Whether one welcomes selfie-takers and influencers or decries them as the first step towards barbarism and cultural decline does not matter: metrics maketh the museum. That is what the government and the funding bodies have decided and it doesn’t really matter if you or I think it boorish or philistine. Any objection to the reductive project of trying to apply the culture of metrics, KPIs and management consulting to museums earns a condescending response: “well, we just need better metrics”. The answer to the failures of metrics is always more blasted metrics to ensure the graph continues to go up, regardless of whether it measures anything actually worth measuring.
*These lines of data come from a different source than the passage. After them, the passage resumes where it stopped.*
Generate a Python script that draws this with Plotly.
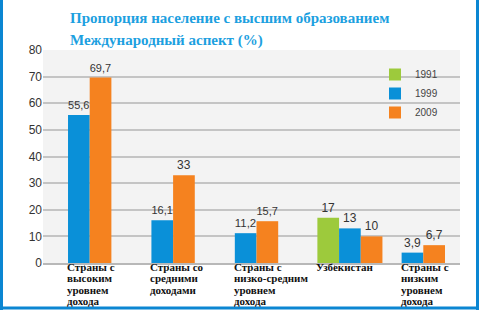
import plotly.graph_objects as go

categories = [
    "Страны с<br>высоким<br>уровнем<br>дохода",
    "Страны со<br>средними<br>доходами",
    "Страны с<br>низко-средним<br>уровнем<br>дохода",
    "Узбекистан",
    "Страны с<br>низким<br>уровнем<br>дохода",
]
years = ["1991", "1999", "2009"]
values_1991 = [None, None, None, 17, None]
values_1999 = [55.6, 16.1, 11.2, 13, 3.9]
values_2009 = [69.7, 33, 15.7, 10, 6.7]
y_ticks = [0, 10, 20, 30, 40, 50, 60, 70, 80]
title_lines = ["Пропорция население с высшим образованием", "Международный аспект (%)"]

colors = {"1991": "#9dca3c", "1999": "#0a90d8", "2009": "#f5821f"}
series = {"1991": values_1991, "1999": values_1999, "2009": values_2009}
SERIF = "Liberation Serif"
SANS = "Liberation Sans"

BW = 0.26
xs = list(range(len(categories)))

def fmt(v):
    if v is None:
        return ""
    return ("%g" % v).replace(".", ",")

# per-point offsets so that present bars are centred in each group
offsets = {y: [] for y in years}
first_edge = []
for i in xs:
    present = [y for y in years if series[y][i] is not None]
    n = len(present)
    shift = 0.06 if n == 2 else 0.18
    start = -n * BW / 2 + shift
    first_edge.append(i + start)
    for y in years:
        offsets[y].append(start + present.index(y) * BW if y in present else 0)

fig = go.Figure()
for y in years:
    fig.add_trace(go.Bar(
        x=xs, y=series[y], name=y,
        marker=dict(color=colors[y], line=dict(width=0)),
        width=BW, offset=offsets[y],
        text=[fmt(v) for v in series[y]], textposition="outside",
        textfont=dict(family=SANS, size=12, color="#333333"),
        cliponaxis=False,
    ))

L, R, T, B = 43, 20, 50, 48
W, H = 480, 311
pw, ph = W - L - R, H - T - B

def px_x(px):
    return (px - L) / pw

def px_y(py):
    return (H - B - py) / ph

annotations = []
LINE_H = 11.3
for i, c in enumerate(categories):
    for k, line in enumerate(c.split("<br>")):
        annotations.append(dict(
            x=first_edge[i], y=px_y(267 + k * LINE_H), xref="x", yref="paper",
            text="<b>%s</b>" % line, showarrow=False,
            xanchor="left", yanchor="middle", xshift=-3,
            font=dict(family=SERIF, size=11, color="#111111"),
        ))
for line, ypx in zip(title_lines, [18, 40]):
    annotations.append(dict(
        x=px_x(68), y=px_y(ypx), xref="paper", yref="paper", text="<b>%s</b>" % line,
        showarrow=False, xanchor="left", yanchor="middle",
        font=dict(family=SERIF, size=15, color="#1ca0e0"),
    ))

frame_col = "#0b86d2"
shapes = [
    dict(type="line", xref="paper", yref="paper", x0=px_x(1.5), x1=px_x(1.5), y0=px_y(0), y1=px_y(310),
         line=dict(color=frame_col, width=3)),
    dict(type="line", xref="paper", yref="paper", x0=px_x(477.5), x1=px_x(477.5), y0=px_y(0), y1=px_y(310),
         line=dict(color=frame_col, width=3)),
    dict(type="line", xref="paper", yref="paper", x0=px_x(0), x1=px_x(479), y0=px_y(308), y1=px_y(308),
         line=dict(color=frame_col, width=3)),
]

fig.update_layout(
    width=W, height=H,
    margin=dict(l=L, r=R, t=T, b=B),
    paper_bgcolor="white",
    plot_bgcolor="#f3f3f3",
    barmode="overlay",
    showlegend=True,
    legend=dict(x=px_x(375), y=px_y(60), xanchor="left", yanchor="top",
                bgcolor="rgba(0,0,0,0)", font=dict(family=SANS, size=10, color="#444444"),
                tracegroupgap=0),
    annotations=annotations,
    shapes=shapes,
    xaxis=dict(range=[-0.5, 4.5], tickvals=xs, showticklabels=False, showgrid=False,
               ticks="outside", tickson="boundaries", ticklen=4, tickcolor="#b0b0b0",
               showline=True, linecolor="#b8b8b8", linewidth=2, zeroline=False),
    yaxis=dict(range=[0, 80], tickvals=y_ticks, showgrid=True, gridcolor="#c4c4c4", gridwidth=2,
               zeroline=False, showline=False, ticks="",
               tickfont=dict(family=SANS, size=12, color="#333333")),
)

fig.write_html("out.html", config={"displayModeBar": False},
               post_script="document.body.style.margin='0';document.body.style.overflow='hidden';")
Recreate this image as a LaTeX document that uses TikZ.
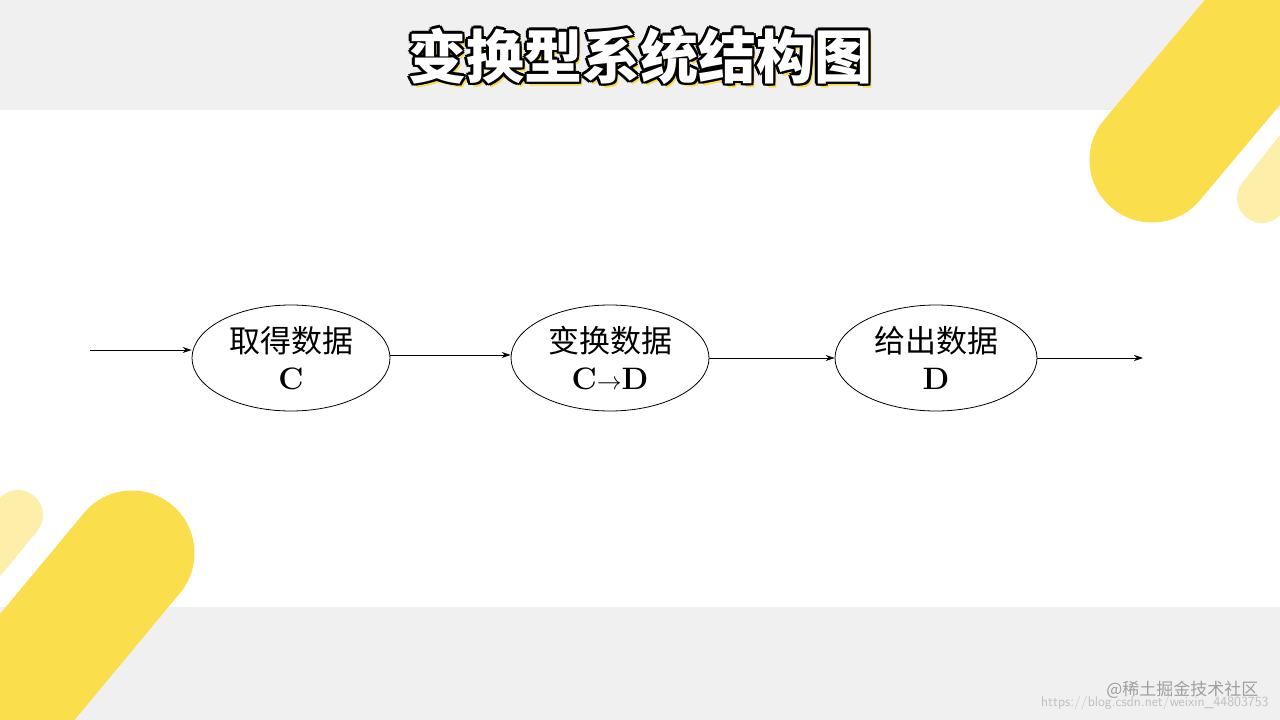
\documentclass[tikz,border=0pt]{standalone}
\usepackage{fontspec}
\newfontfamily\cjk{Noto Sans CJK SC}
\usetikzlibrary{arrows.meta, positioning, shapes.geometric}
\definecolor{band}{RGB}{240,240,240}
\definecolor{stripe}{RGB}{250,222,75}
\definecolor{stripelight}{RGB}{253,238,170}
\tikzset{
    stage/.style={ellipse, draw=black, thick, minimum width=198pt, minimum height=106pt, align=center, font=\fontsize{31}{37}\selectfont},
    arrow/.style={thick,-{Stealth[length=9pt,width=6pt]}},
    titletext/.style={font=\cjk\bfseries\fontsize{58}{62}\selectfont}
}
\begin{document}
\begin{tikzpicture}[x=1pt, y=-1pt]
    % Background
    \useasboundingbox (0,0) rectangle (1280,720);
    \fill[white] (0,0) rectangle (1280,720);
    \fill[band] (0,0) rectangle (1280,110);
    \fill[band] (0,607) rectangle (1280,720);

    % Decorative stripes
    \begin{scope}
        \clip (0,0) rectangle (1280,720);
        \draw[stripe, line width=125pt, line cap=round] (1152,160) -- (1320,-40);
        \draw[stripelight, line width=50pt, line cap=round] (1262,198) -- (1340,100);
        \draw[stripe, line width=125pt, line cap=round] (132,553) -- (-40,760);
        \draw[stripelight, line width=50pt, line cap=round] (18,515) -- (-60,610);
    \end{scope}

    % Title
    \node[titletext, text=stripe] (shadow) at (643,60) {变换型系统结构图};
    \foreach \dx/\dy in {-2.5/0,2.5/0,0/-2.5,0/2.5,-2/-2,2/2,-2/2,2/-2}
        \node[titletext, text=black] at (640+\dx,56+\dy) {变换型系统结构图};
    \node[titletext, text=white] (title) at (640,56) {变换型系统结构图};

    % Stages
    \node[stage] (get) at (291,358) {{\cjk 取得数据}\\\textbf{C}};
    \node[stage] (trans) at (610,358) {{\cjk 变换数据}\\\textbf{C}$\rightarrow$\textbf{D}};
    \node[stage, minimum width=202pt] (put) at (936,358) {{\cjk 给出数据}\\\textbf{D}};

    \coordinate (in) at (90,350);
    \coordinate (out) at (1143,358);

    % Arrows
    \draw[arrow] (in) -- (get.west |- in);
    \draw[arrow] (get.east |- 0,355) -- (trans.west |- 0,355);
    \draw[arrow] (trans) -- (put);
    \draw[arrow] (put) -- (out);

    % Watermark
    \node[font=\sffamily\fontsize{14}{16}\selectfont, text=gray!50, anchor=east] (url) at (1272,703) {https://blog.csdn.net/weixin\_44803753};
    \node[font=\cjk\fontsize{17}{20}\selectfont, text=gray!75, anchor=east] (mark) at (1262,690) {@稀土掘金技术社区};
\end{tikzpicture}
\end{document}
The result of this trend towards bureaucratic quantification is a blander, more mechanised culture, created and distributed without recourse to actual human judgement. This has been ghastly in every other sphere it has been tried: in libraries in the United States, librarians have been found setting up fake borrowers to check out books to save them from algorithm-driven culling precisely because they know that algorithms don’t understand human value. Romance novel writing is now as much about reverse engineering Amazon algorithms as it is about character or plot development. Kids videos on YouTube are now a hellscape of dodgy low-quality CG assets being robotically mashed together with no human involvement at all in order to game the autoplay algorithm. Architects design the public spaces of our cities with a keen eye on Instagrammability (one wonders where accessibility for people with disabilities sits in the desiderata compared to social media engagement). Universities are now ruled by impact measures as part of the Research Excellence Framework. Sure, your local university may not not have a modern languages department anymore, but they do put on an excellent TEDx event where people talk about “disruption” and “transformation”.
The only way to win this game is to stop playing. Imagine, a major international museum or gallery publishes a statement on their website saying “we won’t be ruled by KPIs or algorithms or social media or engagement metrics or blather from consultants: we are going to try and find, preserve and restore objects that tell a story about human culture and existence that we think is worth telling, and put them in the museum so you can look at them”.
That would require courage and a commitment to the distinctly untrendy idea that culture has intrinsic value that cannot be quantified in a spreadsheet, so it won’t happen.